◆ **Task instructions**:
Retype every line from the start of the data down to and including the line with "const MS = 9.4". Skip the pictures.

———

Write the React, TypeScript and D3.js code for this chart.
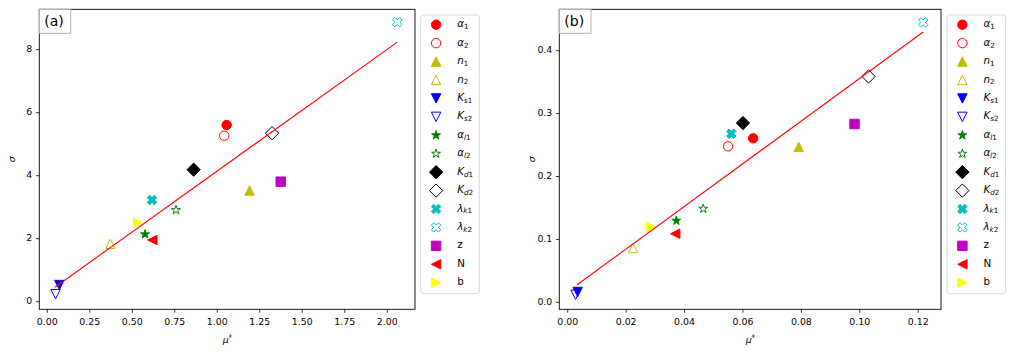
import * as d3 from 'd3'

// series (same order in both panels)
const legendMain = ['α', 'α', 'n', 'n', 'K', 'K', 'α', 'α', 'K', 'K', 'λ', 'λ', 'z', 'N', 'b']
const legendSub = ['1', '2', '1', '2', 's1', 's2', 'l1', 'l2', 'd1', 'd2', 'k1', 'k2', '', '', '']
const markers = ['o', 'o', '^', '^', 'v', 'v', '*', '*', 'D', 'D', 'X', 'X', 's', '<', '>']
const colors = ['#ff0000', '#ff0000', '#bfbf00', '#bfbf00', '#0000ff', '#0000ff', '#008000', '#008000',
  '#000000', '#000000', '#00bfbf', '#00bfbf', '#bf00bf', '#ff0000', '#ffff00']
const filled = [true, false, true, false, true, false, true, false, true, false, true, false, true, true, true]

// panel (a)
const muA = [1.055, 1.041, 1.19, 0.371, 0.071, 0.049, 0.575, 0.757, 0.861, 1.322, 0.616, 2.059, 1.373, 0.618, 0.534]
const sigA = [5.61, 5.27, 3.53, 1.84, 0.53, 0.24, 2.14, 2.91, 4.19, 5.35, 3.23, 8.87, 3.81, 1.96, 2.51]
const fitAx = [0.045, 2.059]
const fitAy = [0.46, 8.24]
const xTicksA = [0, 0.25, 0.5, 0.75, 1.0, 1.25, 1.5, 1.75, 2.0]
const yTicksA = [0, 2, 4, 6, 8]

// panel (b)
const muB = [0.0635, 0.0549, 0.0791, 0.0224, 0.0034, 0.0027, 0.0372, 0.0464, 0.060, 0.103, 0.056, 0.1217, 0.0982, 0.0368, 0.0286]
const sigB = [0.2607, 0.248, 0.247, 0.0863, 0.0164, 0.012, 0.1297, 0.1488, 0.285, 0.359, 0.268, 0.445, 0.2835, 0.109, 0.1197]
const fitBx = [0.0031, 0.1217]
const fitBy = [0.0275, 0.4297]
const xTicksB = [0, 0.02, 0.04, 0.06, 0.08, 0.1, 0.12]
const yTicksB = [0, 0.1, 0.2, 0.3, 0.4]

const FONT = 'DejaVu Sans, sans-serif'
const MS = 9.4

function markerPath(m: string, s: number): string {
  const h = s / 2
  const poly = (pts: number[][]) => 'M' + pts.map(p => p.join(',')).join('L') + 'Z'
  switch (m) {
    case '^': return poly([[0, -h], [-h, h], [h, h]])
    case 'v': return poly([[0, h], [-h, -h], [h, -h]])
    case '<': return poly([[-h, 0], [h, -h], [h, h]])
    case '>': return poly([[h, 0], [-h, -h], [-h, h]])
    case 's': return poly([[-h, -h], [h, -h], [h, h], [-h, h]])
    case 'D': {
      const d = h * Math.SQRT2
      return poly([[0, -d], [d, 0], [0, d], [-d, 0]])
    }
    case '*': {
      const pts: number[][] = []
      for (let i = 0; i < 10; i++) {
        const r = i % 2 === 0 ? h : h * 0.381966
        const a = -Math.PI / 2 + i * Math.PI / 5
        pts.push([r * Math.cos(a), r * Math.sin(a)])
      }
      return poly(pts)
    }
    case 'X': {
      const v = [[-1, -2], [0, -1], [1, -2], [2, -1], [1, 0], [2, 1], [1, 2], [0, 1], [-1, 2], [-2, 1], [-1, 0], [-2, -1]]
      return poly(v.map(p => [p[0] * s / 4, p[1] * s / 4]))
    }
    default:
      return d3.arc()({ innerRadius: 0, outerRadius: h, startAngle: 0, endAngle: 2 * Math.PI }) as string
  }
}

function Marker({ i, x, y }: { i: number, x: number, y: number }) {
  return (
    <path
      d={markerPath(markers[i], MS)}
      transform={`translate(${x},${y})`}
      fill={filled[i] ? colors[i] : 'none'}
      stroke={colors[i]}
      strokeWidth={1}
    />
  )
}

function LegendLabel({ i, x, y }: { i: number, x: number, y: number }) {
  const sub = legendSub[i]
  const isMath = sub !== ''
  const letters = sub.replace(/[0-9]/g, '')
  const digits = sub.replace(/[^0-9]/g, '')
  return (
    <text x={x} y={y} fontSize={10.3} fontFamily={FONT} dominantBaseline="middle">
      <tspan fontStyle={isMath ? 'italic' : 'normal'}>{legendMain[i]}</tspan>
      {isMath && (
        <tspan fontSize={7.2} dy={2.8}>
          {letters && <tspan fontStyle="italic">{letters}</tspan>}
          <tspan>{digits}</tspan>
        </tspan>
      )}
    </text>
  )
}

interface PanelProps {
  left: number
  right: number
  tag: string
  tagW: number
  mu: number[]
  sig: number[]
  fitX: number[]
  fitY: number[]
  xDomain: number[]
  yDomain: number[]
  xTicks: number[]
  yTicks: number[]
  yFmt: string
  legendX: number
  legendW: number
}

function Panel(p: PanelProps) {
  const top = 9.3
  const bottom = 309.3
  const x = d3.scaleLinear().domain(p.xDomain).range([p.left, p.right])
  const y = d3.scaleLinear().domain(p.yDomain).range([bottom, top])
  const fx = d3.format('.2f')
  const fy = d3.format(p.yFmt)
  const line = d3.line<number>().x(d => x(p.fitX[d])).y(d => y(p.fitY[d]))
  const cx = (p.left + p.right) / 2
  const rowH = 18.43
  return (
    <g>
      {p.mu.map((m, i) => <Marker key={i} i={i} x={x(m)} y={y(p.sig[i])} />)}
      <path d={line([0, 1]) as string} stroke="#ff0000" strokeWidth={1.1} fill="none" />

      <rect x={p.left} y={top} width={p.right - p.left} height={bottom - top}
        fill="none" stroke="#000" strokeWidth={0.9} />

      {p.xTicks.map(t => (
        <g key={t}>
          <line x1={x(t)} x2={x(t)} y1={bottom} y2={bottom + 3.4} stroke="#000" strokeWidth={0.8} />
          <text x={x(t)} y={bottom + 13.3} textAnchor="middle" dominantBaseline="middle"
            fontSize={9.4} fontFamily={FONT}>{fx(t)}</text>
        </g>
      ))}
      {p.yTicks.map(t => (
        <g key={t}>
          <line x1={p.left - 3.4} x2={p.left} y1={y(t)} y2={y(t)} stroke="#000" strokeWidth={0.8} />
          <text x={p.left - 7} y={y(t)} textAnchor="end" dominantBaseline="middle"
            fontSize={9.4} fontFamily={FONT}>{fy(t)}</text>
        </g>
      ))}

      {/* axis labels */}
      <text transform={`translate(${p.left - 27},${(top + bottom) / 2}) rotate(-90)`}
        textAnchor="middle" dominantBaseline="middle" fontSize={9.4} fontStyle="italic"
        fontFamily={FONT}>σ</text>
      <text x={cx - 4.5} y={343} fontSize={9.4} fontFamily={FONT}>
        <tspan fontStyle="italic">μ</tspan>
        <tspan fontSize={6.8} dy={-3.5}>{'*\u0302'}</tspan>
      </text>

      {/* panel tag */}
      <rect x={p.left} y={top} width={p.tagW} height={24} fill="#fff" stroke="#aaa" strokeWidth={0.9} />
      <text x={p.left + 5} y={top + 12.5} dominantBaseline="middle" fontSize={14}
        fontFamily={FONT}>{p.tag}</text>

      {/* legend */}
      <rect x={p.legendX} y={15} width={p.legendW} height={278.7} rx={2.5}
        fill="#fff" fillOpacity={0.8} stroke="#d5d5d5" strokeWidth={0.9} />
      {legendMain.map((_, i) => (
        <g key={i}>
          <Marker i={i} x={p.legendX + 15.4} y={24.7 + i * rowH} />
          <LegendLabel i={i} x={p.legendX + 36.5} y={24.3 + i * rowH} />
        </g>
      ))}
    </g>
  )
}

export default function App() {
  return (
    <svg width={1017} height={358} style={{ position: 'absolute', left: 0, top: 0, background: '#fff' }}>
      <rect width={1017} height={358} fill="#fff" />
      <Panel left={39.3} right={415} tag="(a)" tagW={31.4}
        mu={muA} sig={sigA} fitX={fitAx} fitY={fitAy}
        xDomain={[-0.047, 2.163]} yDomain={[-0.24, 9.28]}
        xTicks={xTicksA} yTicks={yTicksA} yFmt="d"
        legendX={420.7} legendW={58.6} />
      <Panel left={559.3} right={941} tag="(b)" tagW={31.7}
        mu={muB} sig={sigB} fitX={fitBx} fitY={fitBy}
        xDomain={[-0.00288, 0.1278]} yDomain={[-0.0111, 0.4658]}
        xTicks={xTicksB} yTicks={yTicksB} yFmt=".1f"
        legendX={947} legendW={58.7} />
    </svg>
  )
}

———

◆ **The result**:
Write the React, TypeScript and D3.js code for this chart.
import * as d3 from 'd3'

// series (same order in both panels)
const legendMain = ['α', 'α', 'n', 'n', 'K', 'K', 'α', 'α', 'K', 'K', 'λ', 'λ', 'z', 'N', 'b']
const legendSub = ['1', '2', '1', '2', 's1', 's2', 'l1', 'l2', 'd1', 'd2', 'k1', 'k2', '', '', '']
const markers = ['o', 'o', '^', '^', 'v', 'v', '*', '*', 'D', 'D', 'X', 'X', 's', '<', '>']
const colors = ['#ff0000', '#ff0000', '#bfbf00', '#bfbf00', '#0000ff', '#0000ff', '#008000', '#008000',
  '#000000', '#000000', '#00bfbf', '#00bfbf', '#bf00bf', '#ff0000', '#ffff00']
const filled = [true, false, true, false, true, false, true, false, true, false, true, false, true, true, true]

// panel (a)
const muA = [1.055, 1.041, 1.19, 0.371, 0.071, 0.049, 0.575, 0.757, 0.861, 1.322, 0.616, 2.059, 1.373, 0.618, 0.534]
const sigA = [5.61, 5.27, 3.53, 1.84, 0.53, 0.24, 2.14, 2.91, 4.19, 5.35, 3.23, 8.87, 3.81, 1.96, 2.51]
const fitAx = [0.045, 2.059]
const fitAy = [0.46, 8.24]
const xTicksA = [0, 0.25, 0.5, 0.75, 1.0, 1.25, 1.5, 1.75, 2.0]
const yTicksA = [0, 2, 4, 6, 8]

// panel (b)
const muB = [0.0635, 0.0549, 0.0791, 0.0224, 0.0034, 0.0027, 0.0372, 0.0464, 0.060, 0.103, 0.056, 0.1217, 0.0982, 0.0368, 0.0286]
const sigB = [0.2607, 0.248, 0.247, 0.0863, 0.0164, 0.012, 0.1297, 0.1488, 0.285, 0.359, 0.268, 0.445, 0.2835, 0.109, 0.1197]
const fitBx = [0.0031, 0.1217]
const fitBy = [0.0275, 0.4297]
const xTicksB = [0, 0.02, 0.04, 0.06, 0.08, 0.1, 0.12]
const yTicksB = [0, 0.1, 0.2, 0.3, 0.4]

const FONT = 'DejaVu Sans, sans-serif'
const MS = 9.4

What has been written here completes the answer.